As we begin to find working in the spacesuit easier with each dry simulation, the tasks become more complex and it is not long before we are ready to progress to the final stage of our training - the ‘Hydrolab’. The Hydrolab at Star City is a circular pool 10m deep and 24m diameter. Mock-ups of the Russian segments of the International Space Station are lowered on a platform into the water and astronauts can practise EVA skills using the neutral buoyancy of water to simulate weightlessness. Sealed in my spacesuit once again, I am being lowered into the pool by a small crane – and for a fleeting moment I wonder what would happen if there were a catastrophic suit failure underwater – like a glove popping off…sometimes ignorance is bliss, I guess. As we submerge I begin to survey my new surroundings. The curvature of the visor gives a slight ‘fish bowl’ effect and I soon learn it is better not to move my head back and forth too much as it is slightly disorientating.
Thomas and I are placed into the airlock and the clock is running. There is barely room to move. Tasks which were relatively easy in scuba gear the day before require ridiculous amounts of concentration, effort and time and after 20 minutes all we have achieved is to open the hatch, install a hatch seal protector and egress the airlock with all our kit. We move along our planned route attaching our safety tethers ‘via ferrata’ style to the handrails, with always two points of contact. Every move is being watched by several cameras and we know that any mistake will be pounced upon, for good reason - the odds of successful rescue for an astronaut ‘lost in space’ are not good. As each task is accomplished I can feel the strength being sapped from my arms and fingers. The suit has expanded and doesn’t fit too well anymore but I’m happy I’ll complete the EVA with some energy to spare. That is, until I realise that Thomas has been instructed to ‘play’ unconscious – an emergency situation that requires one astronaut to recover the other to the airlock, doing all the drills alone. It’s going to be a long morning! After about 3 and half hours underwater we are finally back on dry land, delighted to have successfully completed our first ‘suited’ dive. After such a strange and unique experience it seems perfectly normal that the first thing that happens as we step out of our suits is to be handed a cup of hot tea by a kind Russian doctor – how civilised is that!

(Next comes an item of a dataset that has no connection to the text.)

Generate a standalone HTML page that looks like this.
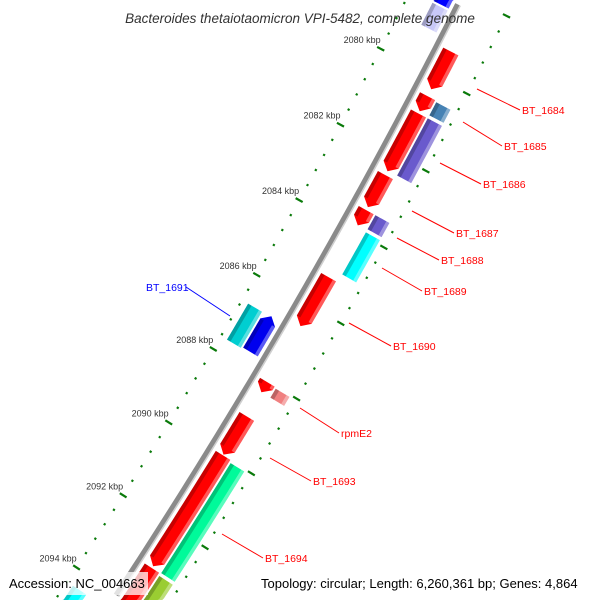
<!DOCTYPE html>
<html><head><meta charset="utf-8"><style>
html,body{margin:0;padding:0;background:#fff;width:600px;height:600px;overflow:hidden;}
svg{display:block;overflow:hidden;}
</style></head><body>
<svg id="map" width="600" height="600" viewBox="0 0 600 600" xmlns="http://www.w3.org/2000/svg" font-family="Liberation Sans, sans-serif">
<rect x="0" y="0" width="600" height="600" fill="#fff"/>
<g id="ticks"></g>
<g id="backbone"></g>
<g id="genes"></g>
<g id="labels"></g>
<text x="300" y="23" text-anchor="middle" font-size="13.5" font-style="italic" fill="#333">Bacteroides thetaiotaomicron VPI-5482, complete genome</text>
<rect x="5" y="572" width="143" height="23" fill="#fff" fill-opacity="0.75"/>
<text x="9" y="588" font-size="13" fill="#000">Accession: NC_004663</text>
<rect x="257" y="572" width="338" height="23" fill="#fff" fill-opacity="0.75"/>
<text x="261" y="588" font-size="13" fill="#000">Topology: circular; Length: 6,260,361 bp; Genes: 4,864</text>
</svg>
<script>
// ---- data ----
const geneNames  = ['top-rev','pale-rev','BT_1684','small-1','BT_1685r','BT_1685c','BT_1686r','BT_1686c','gene-d','BT_1687','BT_1688c','BT_1688r','BT_1689c','BT_1689r','BT_1690','BT_1691','BT_1691c','BT_1692','rpmE2','BT_1693','BT_1694r','BT_1694c','gene-k','gene-kc','gene-bottom-c'];
const geneStarts = [2077.0,2078.5,2079.31,2080.47,2080.50,2080.50,2080.92,2080.92,2082.53,2083.45,2083.45,2083.87,2083.90,2083.87,2085.22,2086.66,2086.68,2088.02,2088.05,2088.94,2089.99,2090.05,2093.06,2093.12,2094.40];
const geneEnds   = [2078.45,2079.07,2080.29,2080.86,2080.86,2080.84,2082.43,2082.41,2083.37,2083.85,2083.82,2085.01,2085.01,2085.01,2086.52,2087.62,2087.65,2088.29,2088.29,2089.97,2093.01,2093.04,2094.6,2094.6,2095.5];
const geneSlots  = [-1,-1,1,1,0,2,1,2,1,1,2,0,2,0,1,-1,-2,1,2,1,1,2,1,2,-2];
const geneArrow  = [1,0,1,1,0,0,1,0,1,1,0,0,0,0,1,1,0,1,0,1,1,0,1,0,0];
const geneColors = ['#0000ff','#c8c8f8','#ff0000','#ff0000','#fff','#4682b4','#ff0000','#6a5acd','#ff0000','#ff0000','#6a5acd','#fff','#00ffff','#fff','#ff0000','#0000ee','#00ced1','#ff0000','#f08080','#ff0000','#ff0000','#00fa9a','#ff0000','#9acd32','#00ffff'];
const tickStartKbp = 2076;
const tickStepKbp = 0.4;
const tickCount = 52;
const tickLabelEvery = 5;

// ---- geometry ----
const CX=-4932, CY=-2718;
const phi0=27.51, degPerKbp=0.411, refKbp=2080;
const slotR={'1':[6045,6062],'2':[6064,6080],'-1':[6015,6032],'-2':[5997,6013]};
const NS='http://www.w3.org/2000/svg';
function clamp(v){return Math.max(0,Math.min(600,v));}
function ang(k){return (phi0+(k-refKbp)*degPerKbp)*Math.PI/180;}
function pt(k,r){const a=ang(k);return [CX+r*Math.cos(a),CY+r*Math.sin(a)];}
function ptA(a,r){return [clamp(CX+r*Math.cos(a)),clamp(CY+r*Math.sin(a))];}
function mk(tag,attrs,parent){const e=document.createElementNS(NS,tag);for(const k in attrs)e.setAttribute(k,attrs[k]);parent.appendChild(e);return e;}
function arcPts(a1,a2,r,n){const p=[];for(let i=0;i<=n;i++){p.push(ptA(a1+(a2-a1)*i/n,r));}return p;}
function toD(p){return 'M'+p.map(q=>q[0].toFixed(2)+','+q[1].toFixed(2)).join('L')+'Z';}
function inFrame(p,m){return p[0]>=m&&p[0]<=600-m&&p[1]>=m&&p[1]<=600-m;}

// backbone
const bb=document.getElementById('backbone');
function arcPath(r){
  const p=[];
  for(let i=0;i<=120;i++){const a=ang(2076.5)+(ang(2095.8)-ang(2076.5))*i/120;const q=[CX+r*Math.cos(a),CY+r*Math.sin(a)];if(inFrame(q,2))p.push(q);}
  return 'M'+p.map(q=>q[0].toFixed(2)+','+q[1].toFixed(2)).join('L');
}
const b1=mk('path',{d:arcPath(6038),fill:'none',stroke:'#8a8a8a','stroke-width':5},bb);


const b2=mk('path',{d:arcPath(6041),fill:'none',stroke:'#cfcfcf','stroke-width':1.6},bb);



// ticks
const tg=document.getElementById('ticks');
[5990,6087].forEach((r,ri)=>{
  for(let i=0;i<tickCount;i++){
    const k=tickStartKbp+i*tickStepKbp;
    const big=(i%tickLabelEvery===0);
    const len=big?8:2.2;
    const p1=pt(k,r-len/2),p2=pt(k,r+len/2);
    if(!inFrame(p1,2)||!inFrame(p2,2)) continue;
    const l=mk('line',{x1:p1[0],y1:p1[1],x2:p2[0],y2:p2[1],stroke:'#0a7a0a','stroke-width':2.2},tg);
    
    
    if(big&&ri===0){
      const p=pt(k,r);
      const t=mk('text',{x:p[0].toFixed(1),y:(p[1]-6).toFixed(1),'text-anchor':'end','font-size':'9',fill:'#333'},tg);
      t.textContent=Math.round(k)+' kbp';
      
      
    }
  }
});

// genes
const gg=document.getElementById('genes');
for(let i=0;i<geneNames.length;i++){
  const s=geneSlots[i]; if(s===0) continue;
  const [r1,r2]=slotR[String(s)];
  const a1=ang(geneStarts[i]),a2=ang(geneEnds[i]);
  const rm=(r1+r2)/2;
  const head=geneArrow[i]?7.5/rm:0;
  let pts;
  if(!geneArrow[i]){
    pts=arcPts(a1,a2,r1,20).concat(arcPts(a2,a1,r2,20));
  } else if(s>0){
    const ab=a2-head;
    pts=arcPts(a1,ab,r1,20);pts.push(ptA(a2,rm));pts=pts.concat(arcPts(ab,a1,r2,20));
  } else {
    const ab=a1+head;
    pts=arcPts(a2,ab,r1,20);pts.push(ptA(a1,rm));pts=pts.concat(arcPts(ab,a2,r2,20));
  }
  const g=mk('g',{},gg);
  
  
  mk('path',{d:toD(pts),fill:geneColors[i]},g);
  const ba1=(geneArrow[i]&&s<0)?a1+head:a1, ba2=(geneArrow[i]&&s>0)?a2-head:a2;
  const dark=arcPts(ba1,ba2,r1,20).concat(arcPts(ba2,ba1,r1+4,20));
  mk('path',{d:toD(dark),fill:'#000','fill-opacity':0.22},g);
  const lite=arcPts(ba1,ba2,r2-3.5,20).concat(arcPts(ba2,ba1,r2,20));
  mk('path',{d:toD(lite),fill:'#fff','fill-opacity':0.35},g);
}

// labels
const labelText=['BT_1684','BT_1685','BT_1686','BT_1687','BT_1688','BT_1689','BT_1690','rpmE2','BT_1693','BT_1694','BT_1691'];
const labelPos=[[522,114,477,89],[504,150,463,122],[483,188,440,163],[456,237,412,211],[441,264,397,238],[424,295,382,268],[393,350,349,323],[341,437,300,408],[313,485,270,458],[265,562,222,534],[146,291,230,316]];
const lg=document.getElementById('labels');
labelText.forEach((t,i)=>{
  const [tx,ty,lx,ly]=labelPos[i];
  const col=t==='BT_1691'?'#0000ff':'#ff0000';
  const ex=t==='BT_1691'?tx+40:tx-2, ey=ty-4;
  const l=mk('line',{x1:lx,y1:ly,x2:ex,y2:ey,stroke:col,'stroke-width':1},lg);
  
  
  const e=mk('text',{x:tx,y:ty,'font-size':'10.5',fill:col},lg);
  e.textContent=t;
  
  
});
</script>
</body></html>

An EVA is probably the most physically demanding task an astronaut can undertake. In hindsight, Bruce McCandless may not have been “surveying the Universe at will” - he was probably trying desperately to bend his fingers to reach the thruster control and return to the Shuttle, with sweat stinging his eyes and a microphone sticking up his nose - nursing sore elbows and fingers and suffering complete and utter muscle fatigue. Does that in any way spoil the image for me? Not one bit – if anything I look at that picture today with greater wonder, admiration and inspiration than I did 5 weeks ago.